### WORK REQUIRED
Starting at the first line of the listing below, repeat each line exactly until the line containing "return 1 - y / H", which you include. Leave out pictures.

━━━━━━━━━━

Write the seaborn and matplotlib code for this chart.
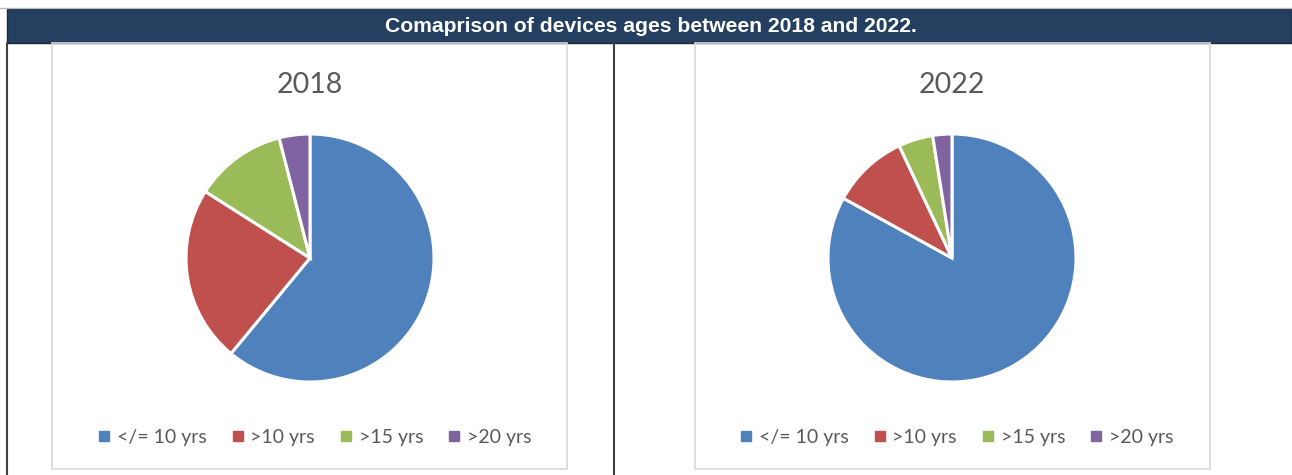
import matplotlib
matplotlib.use("Agg")
import matplotlib.pyplot as plt
import seaborn as sns
from matplotlib.patches import Rectangle
from matplotlib.lines import Line2D

# ------------------------- Data -------------------------
age_groups = ["</= 10 yrs", ">10 yrs", ">15 yrs", ">20 yrs"]
shares_2018 = [61, 23, 12, 4]
shares_2022 = [83, 10, 4.5, 2.5]
years = ["2018", "2022"]
main_title = "Comaprison of devices ages between 2018 and 2022."

sns.set_theme(style="white")
plt.rcParams['font.family'] = ['Lato', 'DejaVu Sans']
palette = sns.color_palette(["#4F81BD", "#C0504D", "#9BBB59", "#8064A2"])

W, H = 1292, 475
fig = plt.figure(figsize=(W / 100, H / 100), dpi=100)
fig.patch.set_facecolor("white")


def fx(x):
    return x / W


def fy(y):
    return 1 - y / H


# ------------------------- Frame -------------------------
fig.add_artist(Rectangle((fx(7), fy(43)), fx(W - 7), 34 / H, transform=fig.transFigure,
                         facecolor="#243F60", edgecolor="#1a2a3a", lw=1))
fig.add_artist(Line2D([fx(0), fx(W)], [fy(8), fy(8)], transform=fig.transFigure, color="#bbbbbb", lw=1))
fig.add_artist(Line2D([fx(7), fx(7)], [fy(43), fy(475)], transform=fig.transFigure, color="#404040", lw=1.5))
fig.add_artist(Line2D([fx(614), fx(614)], [fy(43), fy(475)], transform=fig.transFigure, color="#404040", lw=1.5))
fig.text(fx(651), fy(26), main_title, color="white", fontsize=15.2, fontweight="bold",
         ha="center", va="center", family=['Liberation Sans Narrow', 'Liberation Sans', 'DejaVu Sans'])

for x0 in (52, 695):
    fig.add_artist(Rectangle((fx(x0), fy(469)), fx(515), 426 / H, transform=fig.transFigure,
                             facecolor="none", edgecolor="#d9d9d9", lw=1.2))

# ------------------------- Pies -------------------------
r = 124
for cx, year, vals in zip((310, 952), years, (shares_2018, shares_2022)):
    ax = fig.add_axes([fx(cx - r), fy(258 + r), 2 * r / W, 2 * r / H])
    ax.pie(vals, colors=palette, startangle=90, counterclock=False,
           wedgeprops=dict(edgecolor="white", linewidth=2.2))
    ax.set_xlim(-1, 1)
    ax.set_ylim(-1, 1)
    ax.set_aspect("equal")
    ax.axis("off")
    fig.text(fx(cx), fy(85), year, color="#595959", fontsize=20.5, ha="center", va="center")
    handles = [Line2D([], [], marker="s", linestyle="none", markersize=6.5, color=c) for c in palette]
    fig.legend(handles, age_groups, loc="center", bbox_to_anchor=(fx(cx + 3), fy(437)),
               ncol=4, frameon=False, fontsize=14, labelcolor="#595959",
               handletextpad=0.15, columnspacing=1.1, handlelength=1.0)

fig.savefig("out.png", dpi=100)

━━━━━━━━━━

### RESULT OF THE EXERCISE
Write the seaborn and matplotlib code for this chart.
import matplotlib
matplotlib.use("Agg")
import matplotlib.pyplot as plt
import seaborn as sns
from matplotlib.patches import Rectangle
from matplotlib.lines import Line2D

# ------------------------- Data -------------------------
age_groups = ["</= 10 yrs", ">10 yrs", ">15 yrs", ">20 yrs"]
shares_2018 = [61, 23, 12, 4]
shares_2022 = [83, 10, 4.5, 2.5]
years = ["2018", "2022"]
main_title = "Comaprison of devices ages between 2018 and 2022."

sns.set_theme(style="white")
plt.rcParams['font.family'] = ['Lato', 'DejaVu Sans']
palette = sns.color_palette(["#4F81BD", "#C0504D", "#9BBB59", "#8064A2"])

W, H = 1292, 475
fig = plt.figure(figsize=(W / 100, H / 100), dpi=100)
fig.patch.set_facecolor("white")


def fx(x):
    return x / W


def fy(y):
    return 1 - y / H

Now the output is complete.